Dava dilekçesinden davacıların, edimler arası aşırı orantısızlık ortaya çıktığını, kandırıldıklarını 09/03/2012 tarihinde öğrendikleri anlaşılmış olup, esasen bu husus mahkemenin de kabulündedir. Tekirdağ 2.Noterliği’nden 17.04.2012 tarihli 3381 yevmiye sayılı ihtarnamenin davalılara ayrı ayrı tebliğ edildiği dosya kapsamıyla sabittir.Söz konusu ihtarnamede davacılar,... 1.Noterliğinde 27/02/2012 tarihinde 4182 yevmiye numarası ile imzaladıkları Gayrimenkul Satış Vaadi Sözleşmesinin kendilerinin yanıltılarak, hataya düşürülmek suretiyle yapılmış olduğunu fark ettiklerini ve edimler arasında asla kabul edilemeyecek şekilde orantısızlık bulunduğunu bilahare anladıklarını belirterek bu sözleşmeyi haklı nedenlerle tek taraflı olarak taraflarınca feshettiklerini bildirmişlerdir.İş bu ihtarnamenin birer nüshası davalılardan ...’ye 26.04.2012 tarihinde, ...’ye ise 30.04.2012 tarihinde tebliğ edildiği anlaşılmıştır. İptal hakkının kullanılması hiçbir şekle bağlı değildir. Hata, hile, düşüncesizlik veya deneyimsizliğinin öğrenildiği tarihten itibaren bir yıllık hak düşürücü süre içerisinde sözleşmenin karşı tarafa yöneltilecek tek taraflı bir irade açıklaması ile bildirilebileceği gibi def’i veya dava yoluyla da kullanılabilir. Davacılar edimler arası aşırı orantısızlığın ortaya çıktığını, kandırıldıklarını 09.03.2012 tarihinde öğrenmiş, 1 yıllık süre içinde de irade beyanında bulunarak gayrimenkul satış vaadi sözleşmesinde alıcı olarak gözüken davalılara 17.04.2012 tarihli ihtarname ve fesih ihbarını noterlikçe gönderdikleri tebliğ mazbatalarıyla sabittir. O halde Mahkemece, dava tarihi itibariyle hak düşürücü sürenin geçmediği dikkate alınarak, işin esasına girilip taraf delilleri toplanarak, sonucuna göre karar verilmesi gerekirken, davanın hak düşürücü süre yönünden reddi usul ve yasaya aykırı olup, bozma sebebidir.

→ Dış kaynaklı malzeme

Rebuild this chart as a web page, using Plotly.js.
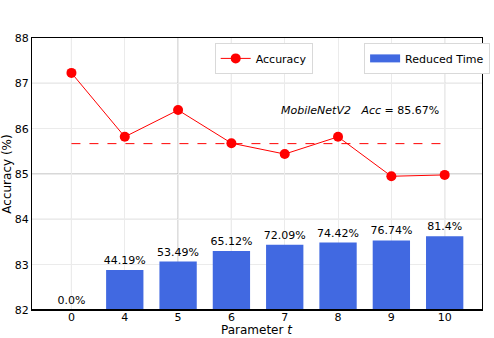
<!DOCTYPE html>
<html><head><meta charset="utf-8">
<script src="https://cdn.plot.ly/plotly-3.0.1.min.js"></script>
<style>html,body{margin:0;padding:0;background:#fff}#c{width:494px;height:338px}</style>
</head><body><div id="c"></div>
<script>
const categories = ['0','4','5','6','7','8','9','10'];
const accuracy = [87.23, 85.82, 86.41, 85.68, 85.44, 85.82, 84.95, 84.98];
const reducedTime = [0, 44.19, 53.49, 65.12, 72.09, 74.42, 76.74, 81.4];
const reducedLabels = ['0.0%','44.19%','53.49%','65.12%','72.09%','74.42%','76.74%','81.4%'];
const baselineAcc = 85.67;
const baselineSpan = ['0','10'];

const darkX = [0,2,3,7];
const darkY = [84,85,87];
const shapes = [];
darkX.forEach(v=>shapes.push({type:'line',layer:'below',xref:'x',yref:'paper',x0:v,x1:v,y0:0,y1:1,line:{color:'#b0b0b0',width:1}}));
darkY.forEach(v=>shapes.push({type:'line',layer:'below',xref:'paper',yref:'y',x0:0,x1:1,y0:v,y1:v,line:{color:'#b0b0b0',width:1}}));
shapes.push({type:'line',layer:'above',xref:'paper',yref:'paper',x0:0,x1:1,y0:0,y1:0,line:{color:'#000',width:2}});

const fam = 'DejaVu Sans, sans-serif';

const traces = [
 {type:'bar', x:categories, y:reducedTime, yaxis:'y2', name:'Reduced Time', showlegend:false,
  marker:{color:'#4169E1'}, width:0.7, text:reducedLabels, textposition:'outside', constraintext:'none',
  textfont:{family:fam, size:11, color:'#000'}, cliponaxis:false},
 {type:'scatter', mode:'lines', x:[null], y:[null], yaxis:'y2', name:'Reduced Time',
  line:{color:'#4169E1', width:8}, legend:'legend2', showlegend:true},
 {type:'scatter', mode:'lines+markers', x:categories, y:accuracy, name:'Accuracy',
  line:{color:'#ff0000', width:1}, marker:{color:'#ff0000', size:10}, legend:'legend'},
 {type:'scatter', mode:'lines', x:baselineSpan, y:[baselineAcc, baselineAcc], showlegend:false,
  line:{color:'#ff0000', width:1, dash:'dash'}}
];

const layout = {
 width:494, height:338, margin:{l:32, r:4, t:38, b:28},
 paper_bgcolor:'#fff', plot_bgcolor:'#fff', font:{family:fam, size:11, color:'#000'}, showlegend:true,
 xaxis:{type:'category', categoryorder:'array', categoryarray:categories, range:[-0.74,7.7],
   showgrid:true, gridcolor:'#ebebeb', gridwidth:1, showline:true, linecolor:'#000', linewidth:1, mirror:true,
   ticks:'', ticklen:0, tickfont:{family:fam, size:11}, zeroline:false, ticklabelstandoff:-3},
 yaxis:{range:[82,88], dtick:1, showgrid:true, gridcolor:'#ebebeb', gridwidth:1, showline:true, linecolor:'#000', linewidth:1, mirror:true,
   ticks:'', tickfont:{family:fam, size:11}, zeroline:false,
   title:{text:'Accuracy (%)', font:{family:fam, size:12}, standoff:4}},
 yaxis2:{overlaying:'y', range:[0,300], showgrid:false, showticklabels:false, ticks:'', zeroline:false, showline:false},
 legend:{x:0.406, y:0.982, xanchor:'left', yanchor:'top', bgcolor:'#fff', bordercolor:'#d9d9d9', borderwidth:1,
   font:{family:fam, size:11}, itemwidth:30},
 legend2:{x:0.738, y:0.982, xanchor:'left', yanchor:'top', bgcolor:'#fff', bordercolor:'#d9d9d9', borderwidth:1,
   font:{family:fam, size:11}, itemwidth:30},
 annotations:[
  {xref:'x', yref:'y', x:5.41, y:86.39, xanchor:'center', showarrow:false,
   text:'<i>MobileNetV2</i>   <i>Acc</i> = 85.67%', font:{family:fam, size:11, color:'#000'}},
  {xref:'paper', yref:'paper', x:0.499, y:-0.0735, xanchor:'center', yanchor:'middle', showarrow:false,
   text:'Parameter <i>t</i>', font:{family:fam, size:12, color:'#000'}}
 ],
 shapes:shapes
};
Plotly.newPlot('c', traces, layout, {displayModeBar:false, staticPlot:true});
</script></body></html>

SONUÇ:Yukarıda bentte açıklanan nedenlerle hükmün davacılar yararına BOZULMASINA, peşin alınan harcın istek halinde iadesine, HUMK’nun 440/I maddesi uyarınca tebliğden itibaren 15 gün içerisinde karar düzeltme yolu açık olmak üzere, 18/12/2019 gününde oybirliğiyle karar verildi.